The debtor considered selling all the Colorado properties, investing the proceeds in a Florida homestead, and then filing bankruptcy in Florida. The problem with this option is that bankruptcy law will not exempt the full value of his homestead until he has been a Florida resident for 730 days. He knew he could convert the Colorado real estate equity to a Florida homestead and not file bankruptcy, but he wanted the bankruptcy to discharge all his unsecured debts so he could start new businesses and investments in Florida.
The debtor devised a plan to file bankruptcy and protect all his assets. The debtor had a “girlfriend.” He transferred this Colorado real estate to his girlfriend. She then sold some of the properties, and she invested the proceeds in a Florida home. She moved from Colorado in to her new Florida home. The debtor moved in with his girlfriend but his name was not on the home title or mortgage note. The girlfriend had immediate homestead protection because she was not filing bankruptcy and not subject to a 730 waiting period for the homestead exemption.
Our debtor filed Chapter 7 bankruptcy in Florida. The bankruptcy trustee brought a fraudulent transfer adversary complaint against the debtor and his girlfriend alleging that the debtor’s conveyances of his Colorado properties to the girlfriend were fraudulent transfers. The trustee won the case, and the court issued a money judgment against the girlfriend for the value of the equity she received from the debtor’s real estate transfers. The trustee wanted to foreclose his judgment on the girlfriend’s new Florida homestead. The girlfriend objected on the grounds that the house was a protected Florida homestead. She said even if she received money to purchase the home as a result of the debtor’s fraudulent transfer the home was still exempt because Florida’s homestead laws according the above-mentioned Florida Supreme Court decision in Havoco.
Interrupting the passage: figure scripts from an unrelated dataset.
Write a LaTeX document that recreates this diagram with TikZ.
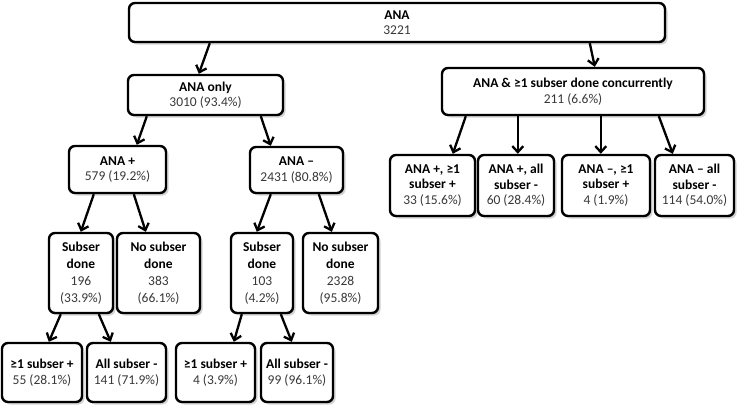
\documentclass[tikz,border=0pt]{standalone}
\usepackage{fontspec}
\setmainfont{Carlito}
\usetikzlibrary{arrows.meta,shadows}
\definecolor{numtxt}{HTML}{383838}
\tikzset{
  box/.style={draw=black, line width=2.4pt, rounded corners=6pt, fill=white,
    align=center, inner sep=0pt, font=\fontsize{13.5}{15.5}\selectfont,
    drop shadow={opacity=0.35, shadow xshift=2.5pt, shadow yshift=-2.5pt}},
  tallbox/.style={box, font=\fontsize{13.5}{17}\selectfont},
  conn/.style={line width=2.3pt, -{Straight Barb[length=6pt,width=11pt,line width=2.3pt]}}
}
\newcommand{\hd}[1]{\textbf{#1}}
\newcommand{\nm}[1]{\textcolor{numtxt}{#1}}
\begin{document}
\begin{tikzpicture}[x=1pt,y=-1pt]
\useasboundingbox (0,0) rectangle (744,407);
% row 0
\node[box, minimum width=536pt, minimum height=39pt] (ana) at (397,22.5) {\hd{ANA}\\\nm{3221}};
% row 1
\node[box, minimum width=155pt, minimum height=40pt] (only) at (205.5,95) {\hd{ANA only}\\\nm{3010 (93.4\%)}};
\node[box, minimum width=262pt, minimum height=47pt] (conc) at (573,91.5) {\hd{ANA \& ≥1 subser done concurrently}\\\nm{211 (6.6\%)}};
% concurrent children
\node[box, minimum width=85pt, minimum height=61pt] (c1) at (432.5,185.5) {\hd{ANA +, ≥1}\\\hd{subser +}\\\nm{33 (15.6\%)}};
\node[box, minimum width=76pt, minimum height=61pt] (c2) at (516,185.5) {\hd{ANA +, all}\\\hd{subser -}\\\nm{60 (28.4\%)}};
\node[box, minimum width=88pt, minimum height=61pt] (c3) at (606,185.5) {\hd{ANA –, ≥1}\\\hd{subser +}\\\nm{4 (1.9\%)}};
\node[box, minimum width=79pt, minimum height=61pt] (c4) at (694.5,185.5) {\hd{ANA – all}\\\hd{subser -}\\\nm{114 (54.0\%)}};
% row 2
\node[box, minimum width=97pt, minimum height=47pt] (anap) at (117.5,169.5) {\hd{ANA +}\\\nm{579 (19.2\%)}};
\node[box, minimum width=93pt, minimum height=46pt] (anam) at (296.5,170) {\hd{ANA –}\\\nm{2431 (80.8\%)}};
% row 3
\node[tallbox, minimum width=64pt, minimum height=80pt] (sd1) at (81,273) {\hd{Subser}\\\hd{done}\\\nm{196}\\\nm{(33.9\%)}};
\node[tallbox, minimum width=83pt, minimum height=80pt] (ns1) at (158.5,273) {\hd{No subser}\\\hd{done}\\\nm{383}\\\nm{(66.1\%)}};
\node[tallbox, minimum width=62pt, minimum height=80pt] (sd2) at (262,273) {\hd{Subser}\\\hd{done}\\\nm{103}\\\nm{(4.2\%)}};
\node[tallbox, minimum width=75pt, minimum height=80pt] (ns2) at (340.5,273) {\hd{No subser}\\\hd{done}\\\nm{2328}\\\nm{(95.8\%)}};
% row 4
\node[box, minimum width=80pt, minimum height=59pt] (b1) at (42,372.5) {\hd{≥1 subser +}\\\nm{55 (28.1\%)}};
\node[box, minimum width=79pt, minimum height=59pt] (b2) at (126.5,372.5) {\hd{All subser -}\\\nm{141 (71.9\%)}};
\node[box, minimum width=79pt, minimum height=59pt] (b3) at (215.5,372.5) {\hd{≥1 subser +}\\\nm{4 (3.9\%)}};
\node[box, minimum width=72pt, minimum height=59pt] (b4) at (297,372.5) {\hd{All subser -}\\\nm{99 (96.1\%)}};
% connectors
\draw[conn] ([xshift=82pt]ana.south west) -- ([xshift=72pt]only.north west);
\draw[conn] ([xshift=462pt]ana.south west) -- ([xshift=154pt]conc.north west);
\draw[conn] ([xshift=20pt]only.south west) -- ([xshift=69pt]anap.north west);
\draw[conn] ([xshift=134pt]only.south west) -- ([xshift=22pt]anam.north west);
\draw[conn] ([xshift=25pt]conc.south west) -- ([xshift=64pt]c1.north west);
\draw[conn] ([xshift=77pt]conc.south west) -- ([xshift=41pt]c2.north west);
\draw[conn] ([xshift=160pt]conc.south west) -- ([xshift=40pt]c3.north west);
\draw[conn] ([xshift=218pt]conc.south west) -- ([xshift=19pt]c4.north west);
\draw[conn] ([xshift=26pt]anap.south west) -- ([xshift=33pt]sd1.north west);
\draw[conn] ([xshift=66pt]anap.south west) -- ([xshift=30pt]ns1.north west);
\draw[conn] ([xshift=22pt]anam.south west) -- ([xshift=27pt]sd2.north west);
\draw[conn] ([xshift=70pt]anam.south west) -- ([xshift=30pt]ns2.north west);
\draw[conn] ([xshift=13pt]sd1.south west) -- ([xshift=48pt]b1.north west);
\draw[conn] ([xshift=51pt]sd1.south west) -- ([xshift=25pt]b2.north west);
\draw[conn] ([xshift=12pt]sd2.south west) -- ([xshift=59pt]b3.north west);
\draw[conn] ([xshift=51pt]sd2.south west) -- ([xshift=32pt]b4.north west);
\end{tikzpicture}
\end{document}
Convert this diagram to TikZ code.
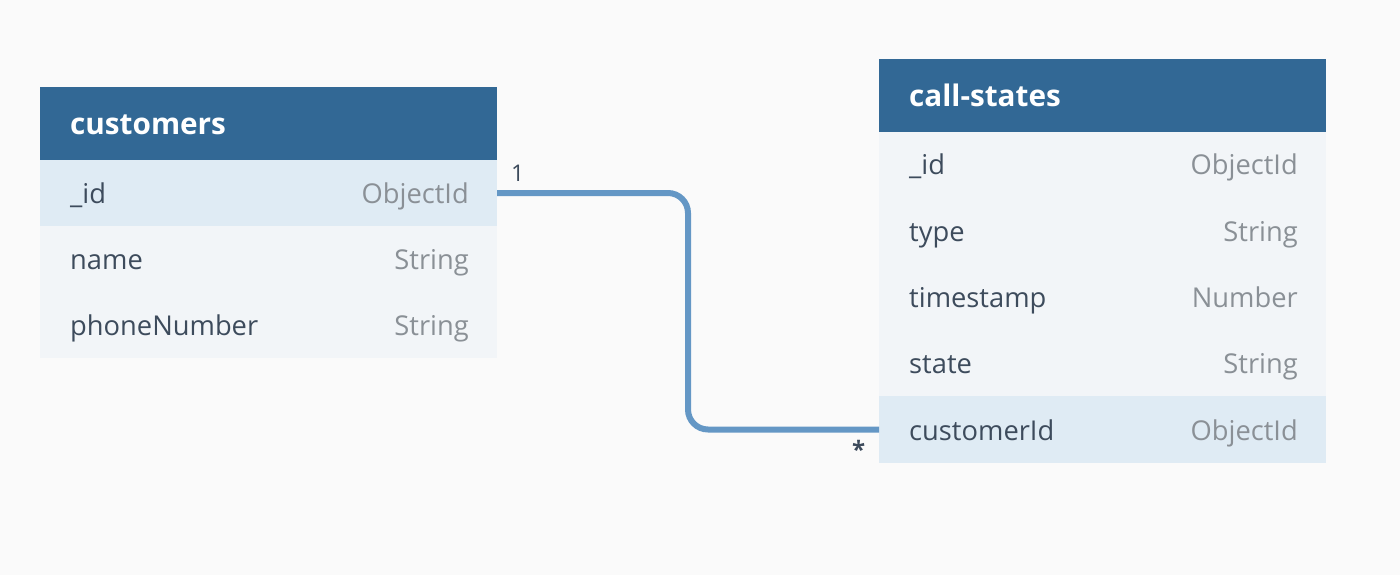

This case eventually was appealed to the 11th Circuit Court of Appeals. The Court held that the girlfriend’s homestead was not exempt from the trustee’s claims. The Court said that because the money the girlfriend used to buy her Florida home was obtained as a result of the debtor’s fraudulent transfer the home was within the Florida Supreme Court’s “fraud exception” for conversions of money in to homestead properties. The appellate court said that a fraudulent conveyance is within the Havoco “fraud exception” even through the transfer of properties from the debtor to the girlfriend in Colorado was not a criminal act or part of a common law concept of fraud and deceit warranting additional damages.
Florida courts have never equated fraudulent transfers with the common law tort of fraud, nor have Florida courts considered a fraudulent transfer as an egregious act that could disqualify homestead exemption. But, this federal court interpretation of the Havoco case and the extent of Florida’s homestead protection is precedent in both state and federal future cases. The holding is not limited to bankruptcy cases.
Lesson For Planning Homestead Protection
This case is another example of complicated asset protection plans that drag third parties in to litigation as recipients of fraudulent transfer. This debtor would have had a better result if, instead of conveying assets to his girlfriend, he liquidated his properties and invested the proceeds in a Florida homestead. The Havoco decision expressly protects the debtor’s purchase of his own homestead without the intervening fraudulent transfer to a third party.
Attorney Client Privilege Involving Fraudulent Transfer Cases
Bankruptcy law also has reduced the extent of attorney client privilege in fraudulent transfer adversary cases. The U.S. Supreme Court held that debtor cannot assert attorney client privilege in their defense of fraudulent transfers because the transfers come under the “crime fraud exception. For purposes of the privilege, the Court said that there is no distinction between actual common law fraud and a scheme to defraud creditors.